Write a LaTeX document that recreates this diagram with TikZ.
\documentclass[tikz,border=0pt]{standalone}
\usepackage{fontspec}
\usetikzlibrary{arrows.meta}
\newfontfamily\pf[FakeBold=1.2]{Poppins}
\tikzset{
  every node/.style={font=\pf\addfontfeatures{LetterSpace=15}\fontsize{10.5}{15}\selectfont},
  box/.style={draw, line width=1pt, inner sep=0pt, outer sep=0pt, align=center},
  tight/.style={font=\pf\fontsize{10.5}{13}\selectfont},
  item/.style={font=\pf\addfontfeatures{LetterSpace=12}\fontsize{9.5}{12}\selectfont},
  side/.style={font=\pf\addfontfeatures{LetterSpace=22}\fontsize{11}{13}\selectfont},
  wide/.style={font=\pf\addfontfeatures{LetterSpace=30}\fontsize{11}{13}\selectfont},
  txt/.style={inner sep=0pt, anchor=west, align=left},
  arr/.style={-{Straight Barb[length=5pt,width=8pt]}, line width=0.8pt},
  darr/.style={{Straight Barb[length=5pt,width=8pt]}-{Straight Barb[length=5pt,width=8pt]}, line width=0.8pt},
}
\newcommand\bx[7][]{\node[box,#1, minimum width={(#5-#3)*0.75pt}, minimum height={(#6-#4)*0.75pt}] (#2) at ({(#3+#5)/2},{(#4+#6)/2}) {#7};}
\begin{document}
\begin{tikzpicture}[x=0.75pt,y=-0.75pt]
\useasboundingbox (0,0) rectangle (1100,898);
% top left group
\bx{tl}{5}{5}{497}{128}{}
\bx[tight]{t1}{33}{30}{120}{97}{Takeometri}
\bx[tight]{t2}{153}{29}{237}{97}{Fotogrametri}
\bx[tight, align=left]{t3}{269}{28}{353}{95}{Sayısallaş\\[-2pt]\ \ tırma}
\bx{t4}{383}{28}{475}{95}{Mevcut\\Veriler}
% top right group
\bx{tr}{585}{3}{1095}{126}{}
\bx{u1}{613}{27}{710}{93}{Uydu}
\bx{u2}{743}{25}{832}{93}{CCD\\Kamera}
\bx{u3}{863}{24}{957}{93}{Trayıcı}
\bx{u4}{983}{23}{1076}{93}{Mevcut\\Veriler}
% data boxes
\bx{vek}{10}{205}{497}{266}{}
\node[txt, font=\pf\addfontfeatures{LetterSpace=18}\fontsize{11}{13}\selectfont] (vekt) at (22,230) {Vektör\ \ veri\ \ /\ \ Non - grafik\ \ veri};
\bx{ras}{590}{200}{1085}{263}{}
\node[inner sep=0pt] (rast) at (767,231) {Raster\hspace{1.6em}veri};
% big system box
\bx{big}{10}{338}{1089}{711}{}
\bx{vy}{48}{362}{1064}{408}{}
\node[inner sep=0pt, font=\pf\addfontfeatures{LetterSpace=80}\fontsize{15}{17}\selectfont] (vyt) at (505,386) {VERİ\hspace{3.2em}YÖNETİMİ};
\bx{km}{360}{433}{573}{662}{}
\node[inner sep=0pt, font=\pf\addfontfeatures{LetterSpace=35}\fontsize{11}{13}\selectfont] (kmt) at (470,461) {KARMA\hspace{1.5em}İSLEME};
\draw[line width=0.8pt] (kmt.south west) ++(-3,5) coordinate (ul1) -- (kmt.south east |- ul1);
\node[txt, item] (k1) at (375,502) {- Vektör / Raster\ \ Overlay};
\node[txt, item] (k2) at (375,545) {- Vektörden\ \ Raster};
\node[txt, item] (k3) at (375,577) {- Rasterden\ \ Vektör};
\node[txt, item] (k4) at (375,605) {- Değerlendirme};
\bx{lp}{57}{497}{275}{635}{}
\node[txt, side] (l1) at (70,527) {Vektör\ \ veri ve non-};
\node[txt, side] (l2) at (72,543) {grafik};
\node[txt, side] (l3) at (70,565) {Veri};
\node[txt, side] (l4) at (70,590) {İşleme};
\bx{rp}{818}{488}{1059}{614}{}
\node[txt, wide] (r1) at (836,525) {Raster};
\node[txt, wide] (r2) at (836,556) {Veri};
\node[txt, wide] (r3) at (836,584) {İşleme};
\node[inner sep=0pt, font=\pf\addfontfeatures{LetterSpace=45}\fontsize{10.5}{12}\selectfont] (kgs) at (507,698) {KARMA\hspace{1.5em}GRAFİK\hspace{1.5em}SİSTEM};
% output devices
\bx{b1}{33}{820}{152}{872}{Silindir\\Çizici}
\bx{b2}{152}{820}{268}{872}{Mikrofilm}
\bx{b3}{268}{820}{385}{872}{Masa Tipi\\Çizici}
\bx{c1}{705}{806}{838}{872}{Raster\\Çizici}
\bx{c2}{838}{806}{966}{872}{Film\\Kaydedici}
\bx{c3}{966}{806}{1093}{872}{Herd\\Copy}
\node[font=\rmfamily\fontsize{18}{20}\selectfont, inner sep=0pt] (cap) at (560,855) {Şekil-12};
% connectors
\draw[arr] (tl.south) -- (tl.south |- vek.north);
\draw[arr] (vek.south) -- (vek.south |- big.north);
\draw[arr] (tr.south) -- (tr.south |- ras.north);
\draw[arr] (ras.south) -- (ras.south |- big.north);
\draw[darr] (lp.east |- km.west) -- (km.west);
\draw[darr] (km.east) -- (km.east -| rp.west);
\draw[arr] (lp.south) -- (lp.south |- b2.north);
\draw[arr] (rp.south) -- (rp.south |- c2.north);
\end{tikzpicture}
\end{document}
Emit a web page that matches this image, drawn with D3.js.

AIM OF THE EXERCISE ::
Repeat the material above in full, keeping every word.

THE ANSWER ::
Write a LaTeX document that recreates this diagram with TikZ.
\documentclass[tikz,border=0pt]{standalone}
\usepackage{fontspec}
\usetikzlibrary{arrows.meta}
\newfontfamily\pf[FakeBold=1.2]{Poppins}
\tikzset{
  every node/.style={font=\pf\addfontfeatures{LetterSpace=15}\fontsize{10.5}{15}\selectfont},
  box/.style={draw, line width=1pt, inner sep=0pt, outer sep=0pt, align=center},
  tight/.style={font=\pf\fontsize{10.5}{13}\selectfont},
  item/.style={font=\pf\addfontfeatures{LetterSpace=12}\fontsize{9.5}{12}\selectfont},
  side/.style={font=\pf\addfontfeatures{LetterSpace=22}\fontsize{11}{13}\selectfont},
  wide/.style={font=\pf\addfontfeatures{LetterSpace=30}\fontsize{11}{13}\selectfont},
  txt/.style={inner sep=0pt, anchor=west, align=left},
  arr/.style={-{Straight Barb[length=5pt,width=8pt]}, line width=0.8pt},
  darr/.style={{Straight Barb[length=5pt,width=8pt]}-{Straight Barb[length=5pt,width=8pt]}, line width=0.8pt},
}
\newcommand\bx[7][]{\node[box,#1, minimum width={(#5-#3)*0.75pt}, minimum height={(#6-#4)*0.75pt}] (#2) at ({(#3+#5)/2},{(#4+#6)/2}) {#7};}
\begin{document}
\begin{tikzpicture}[x=0.75pt,y=-0.75pt]
\useasboundingbox (0,0) rectangle (1100,898);
% top left group
\bx{tl}{5}{5}{497}{128}{}
\bx[tight]{t1}{33}{30}{120}{97}{Takeometri}
\bx[tight]{t2}{153}{29}{237}{97}{Fotogrametri}
\bx[tight, align=left]{t3}{269}{28}{353}{95}{Sayısallaş\\[-2pt]\ \ tırma}
\bx{t4}{383}{28}{475}{95}{Mevcut\\Veriler}
% top right group
\bx{tr}{585}{3}{1095}{126}{}
\bx{u1}{613}{27}{710}{93}{Uydu}
\bx{u2}{743}{25}{832}{93}{CCD\\Kamera}
\bx{u3}{863}{24}{957}{93}{Trayıcı}
\bx{u4}{983}{23}{1076}{93}{Mevcut\\Veriler}
% data boxes
\bx{vek}{10}{205}{497}{266}{}
\node[txt, font=\pf\addfontfeatures{LetterSpace=18}\fontsize{11}{13}\selectfont] (vekt) at (22,230) {Vektör\ \ veri\ \ /\ \ Non - grafik\ \ veri};
\bx{ras}{590}{200}{1085}{263}{}
\node[inner sep=0pt] (rast) at (767,231) {Raster\hspace{1.6em}veri};
% big system box
\bx{big}{10}{338}{1089}{711}{}
\bx{vy}{48}{362}{1064}{408}{}
\node[inner sep=0pt, font=\pf\addfontfeatures{LetterSpace=80}\fontsize{15}{17}\selectfont] (vyt) at (505,386) {VERİ\hspace{3.2em}YÖNETİMİ};
\bx{km}{360}{433}{573}{662}{}
\node[inner sep=0pt, font=\pf\addfontfeatures{LetterSpace=35}\fontsize{11}{13}\selectfont] (kmt) at (470,461) {KARMA\hspace{1.5em}İSLEME};
\draw[line width=0.8pt] (kmt.south west) ++(-3,5) coordinate (ul1) -- (kmt.south east |- ul1);
\node[txt, item] (k1) at (375,502) {- Vektör / Raster\ \ Overlay};
\node[txt, item] (k2) at (375,545) {- Vektörden\ \ Raster};
\node[txt, item] (k3) at (375,577) {- Rasterden\ \ Vektör};
\node[txt, item] (k4) at (375,605) {- Değerlendirme};
\bx{lp}{57}{497}{275}{635}{}
\node[txt, side] (l1) at (70,527) {Vektör\ \ veri ve non-};
\node[txt, side] (l2) at (72,543) {grafik};
\node[txt, side] (l3) at (70,565) {Veri};
\node[txt, side] (l4) at (70,590) {İşleme};
\bx{rp}{818}{488}{1059}{614}{}
\node[txt, wide] (r1) at (836,525) {Raster};
\node[txt, wide] (r2) at (836,556) {Veri};
\node[txt, wide] (r3) at (836,584) {İşleme};
\node[inner sep=0pt, font=\pf\addfontfeatures{LetterSpace=45}\fontsize{10.5}{12}\selectfont] (kgs) at (507,698) {KARMA\hspace{1.5em}GRAFİK\hspace{1.5em}SİSTEM};
% output devices
\bx{b1}{33}{820}{152}{872}{Silindir\\Çizici}
\bx{b2}{152}{820}{268}{872}{Mikrofilm}
\bx{b3}{268}{820}{385}{872}{Masa Tipi\\Çizici}
\bx{c1}{705}{806}{838}{872}{Raster\\Çizici}
\bx{c2}{838}{806}{966}{872}{Film\\Kaydedici}
\bx{c3}{966}{806}{1093}{872}{Herd\\Copy}
\node[font=\rmfamily\fontsize{18}{20}\selectfont, inner sep=0pt] (cap) at (560,855) {Şekil-12};
% connectors
\draw[arr] (tl.south) -- (tl.south |- vek.north);
\draw[arr] (vek.south) -- (vek.south |- big.north);
\draw[arr] (tr.south) -- (tr.south |- ras.north);
\draw[arr] (ras.south) -- (ras.south |- big.north);
\draw[darr] (lp.east |- km.west) -- (km.west);
\draw[darr] (km.east) -- (km.east -| rp.west);
\draw[arr] (lp.south) -- (lp.south |- b2.north);
\draw[arr] (rp.south) -- (rp.south |- c2.north);
\end{tikzpicture}
\end{document}
Emit a web page that matches this image, drawn with D3.js.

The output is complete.